After weeks of increasing political furor over recent cuts at the US Postal Service, President Donald Trump on Monday said he would not support agency cuts.
“We’re taking good care of our postal workers. That I can tell you,” the President said on the first night of the Republican National Convention. “Believe me, we’re not getting rid of any our postal workers, you know.” He went on to claim, “If anyone does it’s the Democrats, not the Republicans.”
Facts first: This is false. Internal USPS documents obtained by CNN contradict the President’s statement. Before Postmaster General Louis DeJoy suspended many changes until after the election, the USPS was planning to drastically cut work hours in at least one district. Also, Democrats have not proposed laying off postal workers.

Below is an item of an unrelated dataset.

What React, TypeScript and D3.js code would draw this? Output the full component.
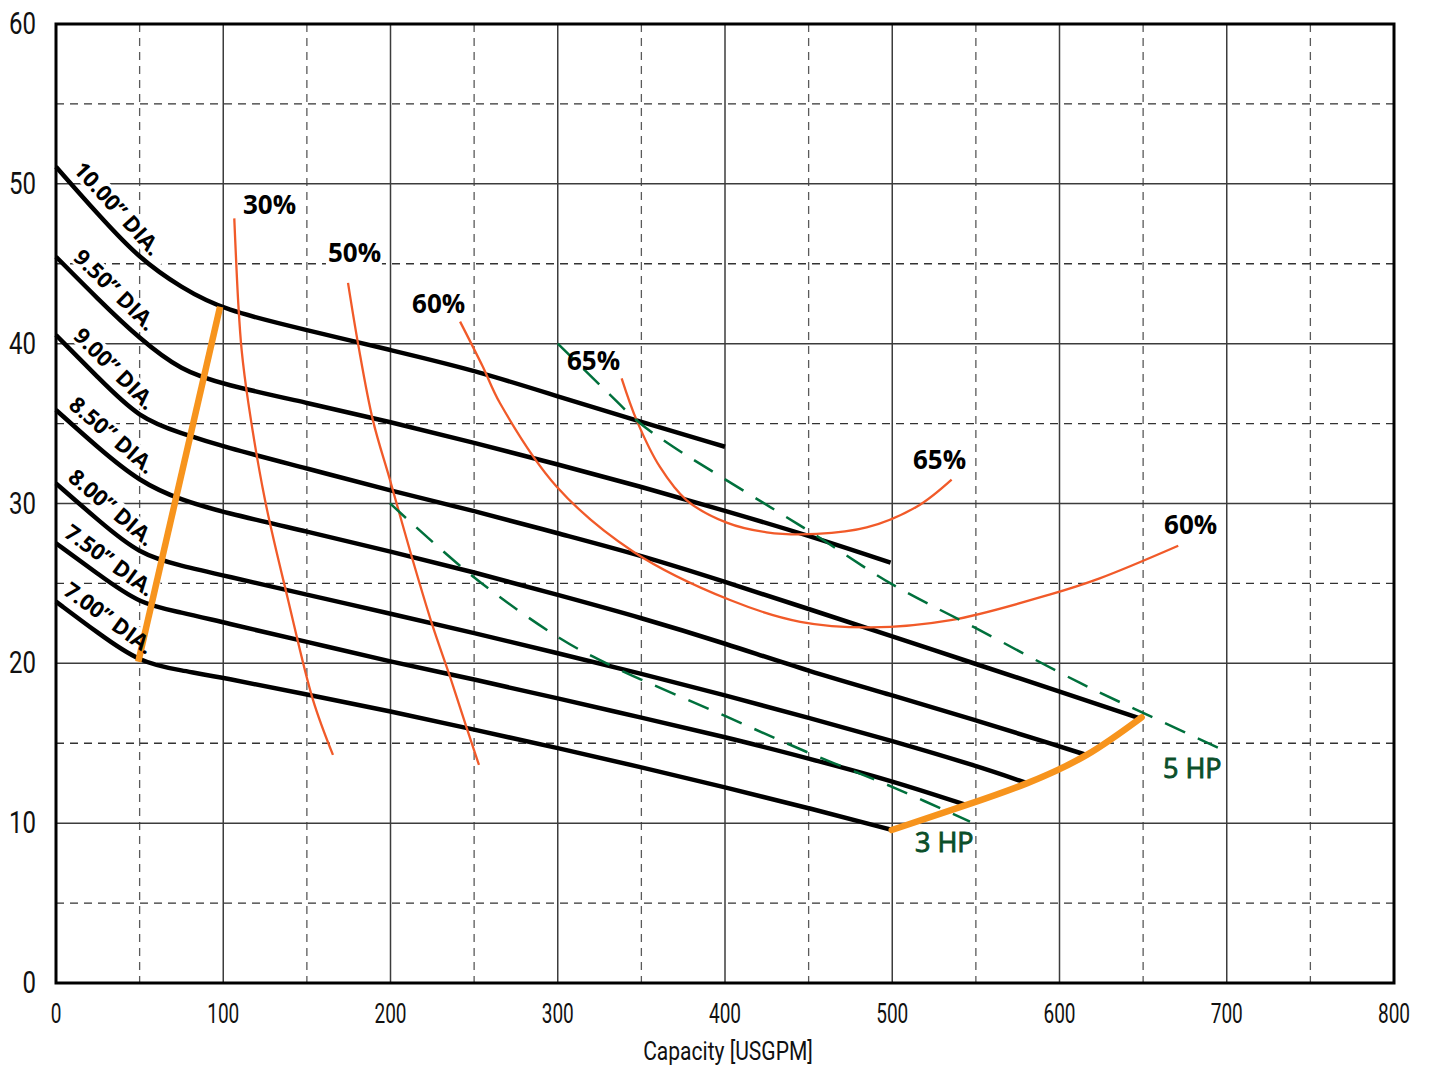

In documents obtained by CNN, USPS managers held a “stand up talk,” around July 13, telling workers they would be cutting roughly 100,000 to 124,000 work hours across the district, in all sectors — retail, delivery and processing. It was unclear how management would be implementing the changes. The USPS planned on cutting so many work hours in mail processing operations — 124,000 — the documents say it would be the equivalent of closing all processing plants in the Appalachian district for 29 days or eliminate an entire shift of workers for 86 days.
Delivery in urban areas would be reduced by 110,983 work hours. The documents equated the work hour cuts to: not delivering mail for 13 days, or stopping 43 city routes, or ending mail delivery by 25 minutes every day.
It also included clerk and retail operations, which management was going to cut by 112,475 work hours. That’s the equivalent of shutting post office retail operations for 90 days, district wide, according to the documents.
The initiative to cut work hours has since stopped because DeJoy paused them after intense public scrutiny. But union officials CNN has spoken to fear the changes will be brought back after the 2020 election.
They also are concerned because past work hour cuts have led to job cuts.
In his congressional testimony, DeJoy alluded that significant changes are still coming to the USPS, they’re just coming after the election now.
DeJoy operates independently of the President, but has significant ties to him as a mega-donor and the former finance chair for the Republican National Committee. In recent weeks, the President has pushed baseless accusations that sought to undermine trust in the USPS and has said he opposed funding the USPS because of mail-in voting.